We clutch at the hope that these bodies will be honest actors in citizens’ efforts and hopes of building a “new” new South Africa, in which integrity, honesty and a determination to do the right thing to benefit every one of us are restored. One in which shame, justice and consequence are reintroduced to offenders. Now, there is a suspension, special leave, reshuffle and, possibly, an “investigation”, before looking the other way.

One of the most important organisations for us as we head to the polls on May 29 is the Electoral Commission of South Africa. We can be sure the ugly, hateful Machiavellian manoeuvring in politics will escalate and increase. As far as we know, the IEC has maintained its integrity and will safeguard our rights to a free and fair election. But it never hurts to keep a beady eye on everyone involved in protecting our democracy.

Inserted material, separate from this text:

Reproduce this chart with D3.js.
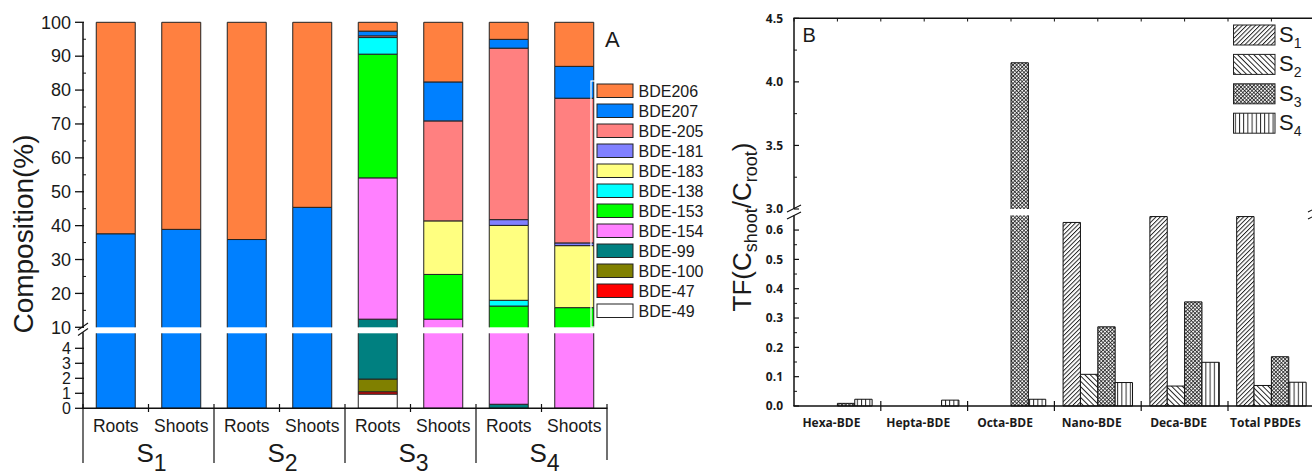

We know brave, honest and trustworthy people who will do the right thing exist: we have seen enough of them flee the country to escape the wrath of those upon whom they have blown the whistle, lifted the lid, shone a light on the dirty goings-on. Or risk attempted or risk assassination. Being honest or asking too many questions can be a life-or-death affair.

Voters have tough decisions to make about who they think will best serve their interests.

Between now and X day, 27 million-odd registered voters should stop listening.

Make quiet time to study the manifestos. For those SA education has failed in reading for understanding, ask a trusted nonpartisan person to describe the main policies, the ones that matter to you. Ask yourself: Is it possible?

To those who have time to waste spreading deepfakes and lies – stay the hell out of our future. We have no space for skemers.